Broadcast radio consultant Richard Arsenault has a bold idea to offset electrical interference to the reception of AM radio in the United States.
He is petitioning the Federal Communications Commission to allow virtually all AM stations, if they wish, to increase daytime power 10-fold or, if that’s not possible, at least four-fold.
This is separate from his earlier petition, addressing pre-sunrise authorization rules, on which the commission is taking comment.
Arsenault argues that the AM service has suffered serious degradation of coverage from interference caused by new technologies. He cites broadband over power lines, computers, appliances like microwave ovens, energy efficient fluorescent lighting with integrated solid-state switching circuitry “and virtually all other electronic devices and services.” In his eyes reception of AM radio is almost useless in many areas.
“Typically, co-channel and adjacent channel interference are no longer the limiting factors to interference-free reception during daytime hours,” he told Radio World in a summary of his new petition. “The commission established service contours and interference protection ratios at an earlier time when interference from existing electrical equipment was minimal and interference from digital electronics did not exist. At that time, the protected contours and the interference ratios made sense. Unfortunately, they were calculated without available foresight of the future digital technological revolution.”
Arsenault says few radios are capable of satisfactory reception under the protected daytime service areas out to the 0.5 mV/m contour that applies to most AMs. “What we currently have are AM broadcast stations adequately protecting each other in the AM radio band, but these same stations are not receiving protection from the intense electromagnetic interference from unintentional sources.” He wants the FCC to rethink its protected service contours: “The sources of electromagnetic interference are part of our current lifestyle and will only get worse.”

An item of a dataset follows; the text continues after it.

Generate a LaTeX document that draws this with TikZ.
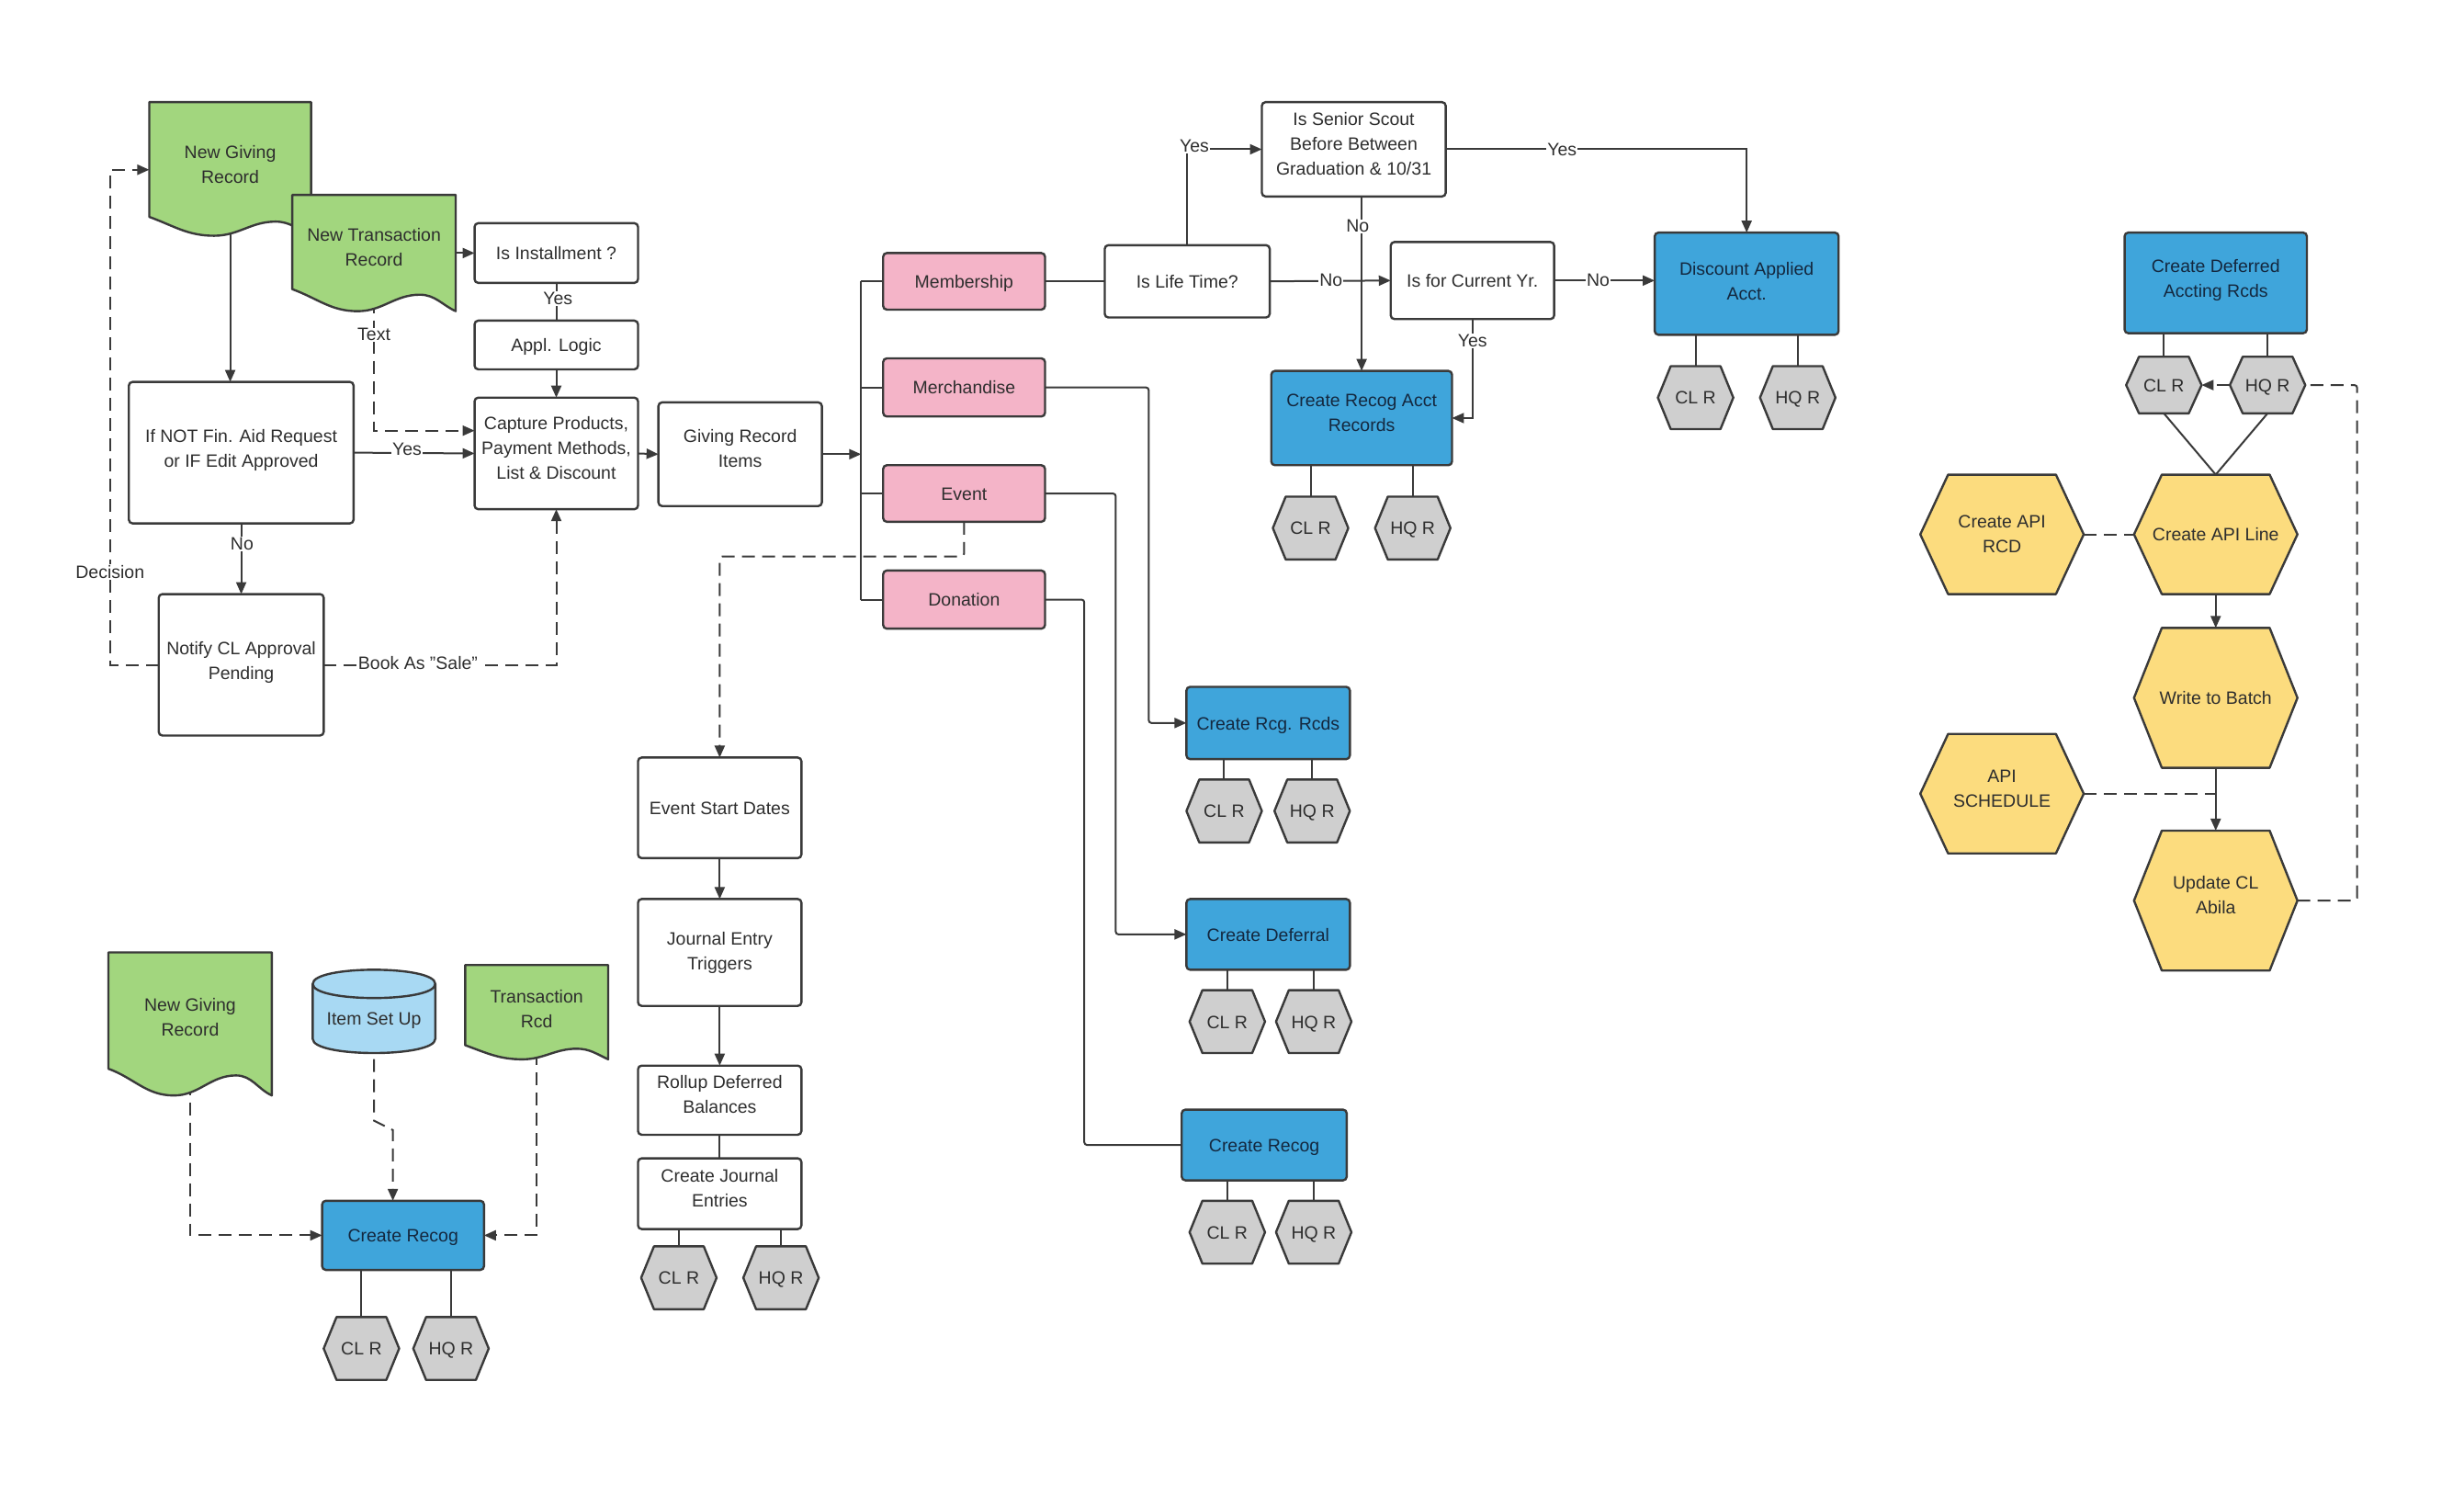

Increasing power during daytime hours would solidify daytime coverage of participating stations without altering the interference ratios between them. “I recommend that a ten-fold (10 dB) power increase be adopted. If this can not be achieved, alternately, power increases of four-fold (6 dB) could be adopted and still be significant. Ultimately, anything less than a doubling of power (3 dB) would be almost insignificant.”
Arsenault suggests that the FCC allow the increases during a five-year window. He also suggests a grace period to allow stations that elect to participate the time to install upgrades. Stations would need only to send a letter to the FCC specifying the degree of power increase and date of implementation. “All future interference calculations could be made utilizing the previous lower power levels of all stations, simplifying future allocation issues.”
As to border areas and those where “a salt-water interference path to foreign stations exists,” stations could use directional antennas or a partial power increase.
Arsenault would limit the power hike to daytime hours, at least at first, until nighttime interference concerns could be worked out.
He concludes: “AM radio service will further decline without serious intervention to remedy the interference issue as the ratio of the unintentional interference to AM radio will only increase further with the addition of each new technology. The time to get the static out of AM radio is past due.”